The changes to the redundancy cap have been strongly contested by the CSOA, along with the Mining and Energy Division of the CFMEU and the AMWU, though with no prevail.
The court action was run by the employer front group Coal Mining Industry Employer Group (CMIEG) which includes local mining companies Glencore Coal, Peabody Energy Australia and Yancoal Australia.
The cuts come after months of discontent from local miners, including Glencore employees’ who have been involved in three work stoppages over the past 12 weeks. Local industry workers have been rallying for permanent job security, fair terms and conditions for contractors and fair redundancy pay.
CSOA President Paul Meehan said the cuts are a devastating blow to hard-working, loyal workers.
“Mine employees are seeing their most important conditions being ripped away by some of Australia’s most profitable companies,” Mr. Meehan said.
During the mining down-turn, workers saw redundancies on the rise across the sector and the unions are concerned that when permanent workers retire or leave the industry they are now being replaced by contractors who have limited access to redundancy.

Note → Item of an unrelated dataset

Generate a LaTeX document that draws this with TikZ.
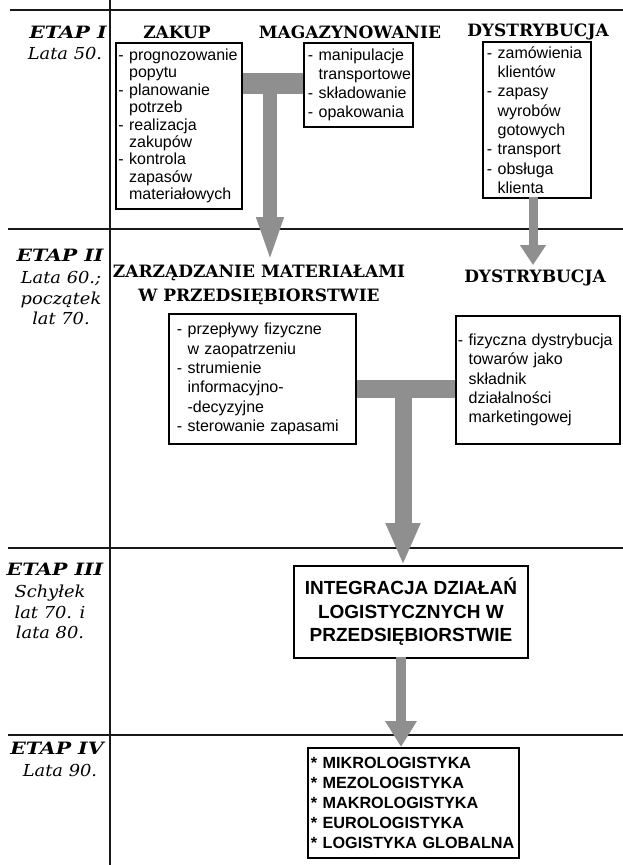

Australian Council of Trade Unions (ACTU) Secretary, Sally McManus said the union will continue to support workers on the issue.
“The entire union movement stands beside the members of the Collieries' Staff and Officials Association who are seeing their hard-fought-for conditions cut,” she said.
“The power of big business is the reason that the Coal Mining Industry Employer Group (CMIEG) is allowed to get away with cutting conditions like redundancy payments.”
The CSOA added that the cuts come at a time when mine workers need redundancy pay the most.
“The system is broken when the peak body for coal miners like BHP, Glencore and Yancoal can make working people’s lives worse when wages are stagnant, underemployment is rife and unemployment in regional areas is a serious issue.”